Problem to solve ▸ Each line in the entries below that holds the string "this" is to be listed.

Records to process ▸
┏━━

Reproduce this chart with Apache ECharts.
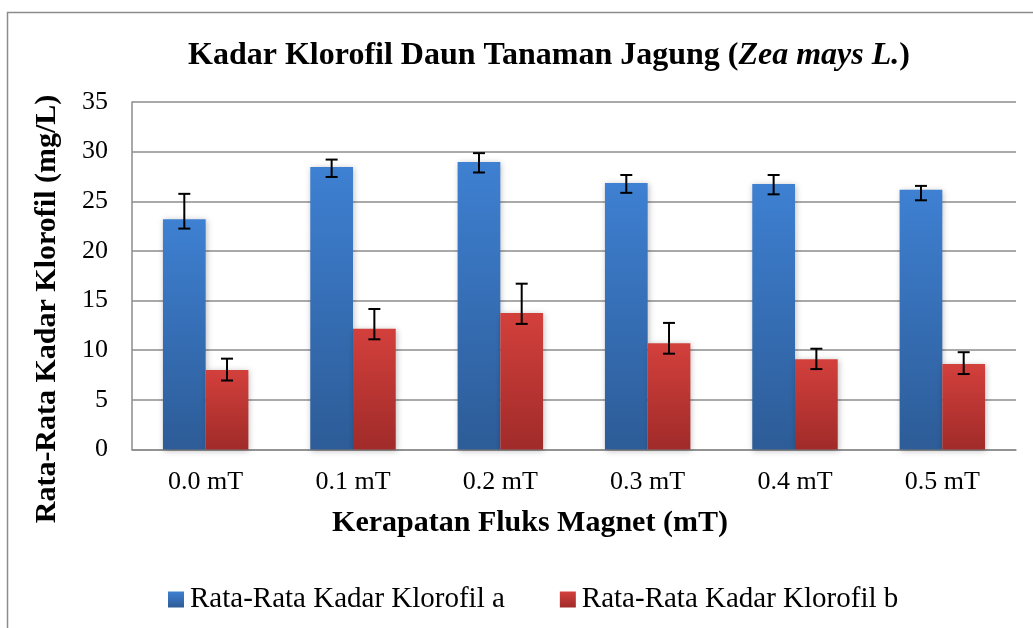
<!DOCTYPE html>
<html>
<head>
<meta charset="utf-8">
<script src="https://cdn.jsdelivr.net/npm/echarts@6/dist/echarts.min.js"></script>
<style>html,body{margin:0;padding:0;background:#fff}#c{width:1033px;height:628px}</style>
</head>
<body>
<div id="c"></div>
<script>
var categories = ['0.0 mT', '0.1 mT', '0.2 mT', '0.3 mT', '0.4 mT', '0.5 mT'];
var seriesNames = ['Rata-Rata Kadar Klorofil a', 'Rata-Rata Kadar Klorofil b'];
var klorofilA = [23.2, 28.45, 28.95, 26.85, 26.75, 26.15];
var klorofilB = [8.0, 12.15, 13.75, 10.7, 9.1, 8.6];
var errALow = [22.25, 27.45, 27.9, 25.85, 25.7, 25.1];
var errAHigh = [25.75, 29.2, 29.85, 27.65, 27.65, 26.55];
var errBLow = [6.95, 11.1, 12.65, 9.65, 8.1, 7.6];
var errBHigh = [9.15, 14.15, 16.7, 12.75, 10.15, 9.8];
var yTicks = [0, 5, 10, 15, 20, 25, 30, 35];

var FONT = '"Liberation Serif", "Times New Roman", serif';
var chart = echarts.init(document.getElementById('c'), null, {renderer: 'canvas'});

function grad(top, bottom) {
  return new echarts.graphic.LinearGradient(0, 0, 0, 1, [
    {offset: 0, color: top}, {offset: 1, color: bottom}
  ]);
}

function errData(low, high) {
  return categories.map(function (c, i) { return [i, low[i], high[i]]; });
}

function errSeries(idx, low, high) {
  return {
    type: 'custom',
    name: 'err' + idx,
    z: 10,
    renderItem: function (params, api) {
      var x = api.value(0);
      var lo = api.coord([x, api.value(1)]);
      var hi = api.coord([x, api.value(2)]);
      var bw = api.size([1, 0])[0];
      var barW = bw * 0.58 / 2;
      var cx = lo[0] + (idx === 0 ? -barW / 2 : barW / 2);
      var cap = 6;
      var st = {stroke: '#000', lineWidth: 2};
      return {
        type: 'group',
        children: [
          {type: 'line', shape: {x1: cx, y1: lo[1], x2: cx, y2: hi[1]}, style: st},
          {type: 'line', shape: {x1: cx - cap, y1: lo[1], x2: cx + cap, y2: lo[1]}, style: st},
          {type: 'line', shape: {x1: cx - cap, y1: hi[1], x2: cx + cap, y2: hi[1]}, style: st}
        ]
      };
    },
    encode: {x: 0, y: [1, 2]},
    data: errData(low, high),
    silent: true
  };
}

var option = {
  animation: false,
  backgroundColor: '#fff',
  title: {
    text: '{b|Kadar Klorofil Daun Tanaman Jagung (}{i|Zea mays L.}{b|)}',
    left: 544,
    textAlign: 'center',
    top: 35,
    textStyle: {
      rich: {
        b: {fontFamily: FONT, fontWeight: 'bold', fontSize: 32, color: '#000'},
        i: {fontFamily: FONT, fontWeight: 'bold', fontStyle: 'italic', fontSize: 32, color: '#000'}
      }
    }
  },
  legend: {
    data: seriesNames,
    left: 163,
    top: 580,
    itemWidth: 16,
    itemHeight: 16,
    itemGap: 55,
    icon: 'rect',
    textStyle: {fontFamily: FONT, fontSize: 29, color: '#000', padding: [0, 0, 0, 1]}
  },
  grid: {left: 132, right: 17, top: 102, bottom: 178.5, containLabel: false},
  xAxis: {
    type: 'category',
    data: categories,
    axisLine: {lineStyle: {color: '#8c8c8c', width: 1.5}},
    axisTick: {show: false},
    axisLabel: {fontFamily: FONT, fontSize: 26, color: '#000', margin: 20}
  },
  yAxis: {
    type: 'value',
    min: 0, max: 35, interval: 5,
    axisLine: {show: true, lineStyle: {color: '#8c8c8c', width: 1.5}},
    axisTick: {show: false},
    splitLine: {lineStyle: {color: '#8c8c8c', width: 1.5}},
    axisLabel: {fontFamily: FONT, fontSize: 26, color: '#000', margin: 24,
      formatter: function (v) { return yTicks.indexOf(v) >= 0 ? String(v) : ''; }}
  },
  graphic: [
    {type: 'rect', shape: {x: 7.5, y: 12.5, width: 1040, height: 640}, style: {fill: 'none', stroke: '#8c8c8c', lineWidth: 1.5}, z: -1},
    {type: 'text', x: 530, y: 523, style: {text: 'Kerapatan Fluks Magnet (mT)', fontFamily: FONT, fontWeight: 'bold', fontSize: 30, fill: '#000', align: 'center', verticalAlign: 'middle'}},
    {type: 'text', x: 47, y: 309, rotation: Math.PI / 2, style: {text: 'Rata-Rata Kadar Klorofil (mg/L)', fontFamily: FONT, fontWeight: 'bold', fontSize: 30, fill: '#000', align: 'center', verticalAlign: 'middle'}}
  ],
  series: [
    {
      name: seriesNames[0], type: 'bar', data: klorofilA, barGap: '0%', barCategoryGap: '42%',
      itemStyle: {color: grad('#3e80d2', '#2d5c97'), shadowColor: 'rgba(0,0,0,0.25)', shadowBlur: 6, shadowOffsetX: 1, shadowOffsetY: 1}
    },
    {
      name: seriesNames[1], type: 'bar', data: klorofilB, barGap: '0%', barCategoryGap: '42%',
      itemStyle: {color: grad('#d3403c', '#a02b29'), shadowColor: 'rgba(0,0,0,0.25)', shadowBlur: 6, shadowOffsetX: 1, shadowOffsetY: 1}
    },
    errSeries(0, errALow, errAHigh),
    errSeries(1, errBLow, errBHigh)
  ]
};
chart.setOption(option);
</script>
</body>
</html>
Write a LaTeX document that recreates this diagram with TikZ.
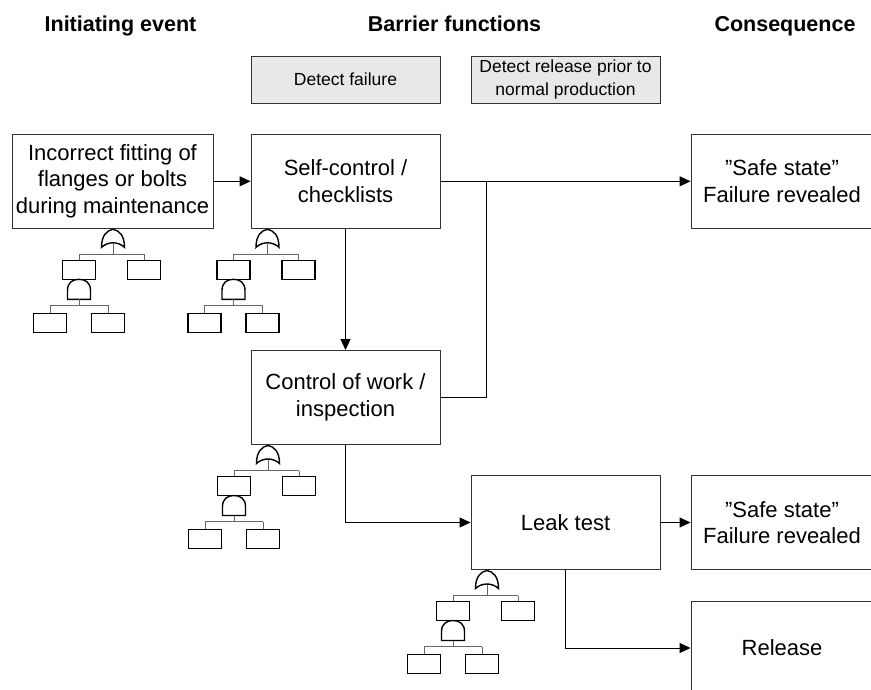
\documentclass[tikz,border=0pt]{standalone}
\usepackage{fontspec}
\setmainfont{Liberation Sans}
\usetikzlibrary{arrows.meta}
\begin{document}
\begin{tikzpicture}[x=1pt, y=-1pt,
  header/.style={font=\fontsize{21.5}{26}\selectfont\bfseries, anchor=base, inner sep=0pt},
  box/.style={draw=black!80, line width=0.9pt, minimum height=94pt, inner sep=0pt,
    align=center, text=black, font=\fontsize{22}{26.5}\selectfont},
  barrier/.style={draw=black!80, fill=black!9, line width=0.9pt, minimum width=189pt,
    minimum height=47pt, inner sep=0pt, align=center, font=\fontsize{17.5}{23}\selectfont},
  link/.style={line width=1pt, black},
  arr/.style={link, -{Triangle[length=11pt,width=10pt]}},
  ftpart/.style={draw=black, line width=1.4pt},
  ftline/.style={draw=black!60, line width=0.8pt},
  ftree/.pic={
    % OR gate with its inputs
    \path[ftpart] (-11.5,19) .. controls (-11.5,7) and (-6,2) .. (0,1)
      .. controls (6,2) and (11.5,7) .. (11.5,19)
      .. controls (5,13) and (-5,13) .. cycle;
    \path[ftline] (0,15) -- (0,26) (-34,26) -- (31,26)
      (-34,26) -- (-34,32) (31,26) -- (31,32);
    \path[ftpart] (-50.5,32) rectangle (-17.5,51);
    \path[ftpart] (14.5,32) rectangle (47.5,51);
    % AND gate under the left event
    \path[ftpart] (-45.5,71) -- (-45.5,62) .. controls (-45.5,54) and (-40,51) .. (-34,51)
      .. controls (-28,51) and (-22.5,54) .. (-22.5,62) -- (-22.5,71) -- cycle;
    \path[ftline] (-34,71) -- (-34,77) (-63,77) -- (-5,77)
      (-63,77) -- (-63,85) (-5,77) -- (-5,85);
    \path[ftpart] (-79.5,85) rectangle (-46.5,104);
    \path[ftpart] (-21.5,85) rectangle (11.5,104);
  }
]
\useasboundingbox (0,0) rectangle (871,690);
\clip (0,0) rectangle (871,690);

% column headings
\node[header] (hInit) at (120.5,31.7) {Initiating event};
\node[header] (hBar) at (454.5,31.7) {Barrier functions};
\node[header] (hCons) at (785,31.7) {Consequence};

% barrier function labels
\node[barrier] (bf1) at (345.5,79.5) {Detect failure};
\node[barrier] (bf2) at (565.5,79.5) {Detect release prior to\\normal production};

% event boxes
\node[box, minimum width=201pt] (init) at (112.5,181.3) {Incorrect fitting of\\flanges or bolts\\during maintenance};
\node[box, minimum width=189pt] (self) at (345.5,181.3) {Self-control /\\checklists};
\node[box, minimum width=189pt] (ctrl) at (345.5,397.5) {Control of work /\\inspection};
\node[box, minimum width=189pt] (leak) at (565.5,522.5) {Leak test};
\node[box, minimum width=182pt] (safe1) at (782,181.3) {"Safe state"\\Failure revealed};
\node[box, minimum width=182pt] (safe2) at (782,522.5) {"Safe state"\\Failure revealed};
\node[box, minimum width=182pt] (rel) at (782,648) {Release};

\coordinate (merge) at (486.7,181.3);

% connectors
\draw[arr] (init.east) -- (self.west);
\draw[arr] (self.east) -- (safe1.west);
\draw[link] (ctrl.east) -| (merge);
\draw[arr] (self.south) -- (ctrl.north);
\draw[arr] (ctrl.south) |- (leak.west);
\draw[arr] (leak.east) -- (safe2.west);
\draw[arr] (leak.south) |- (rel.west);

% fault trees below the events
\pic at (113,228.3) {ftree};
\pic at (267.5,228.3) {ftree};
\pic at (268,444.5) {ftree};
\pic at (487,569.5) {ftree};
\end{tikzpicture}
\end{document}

┗━━

Exercise result ▸
Reproduce this chart with Apache ECharts.
Write a LaTeX document that recreates this diagram with TikZ.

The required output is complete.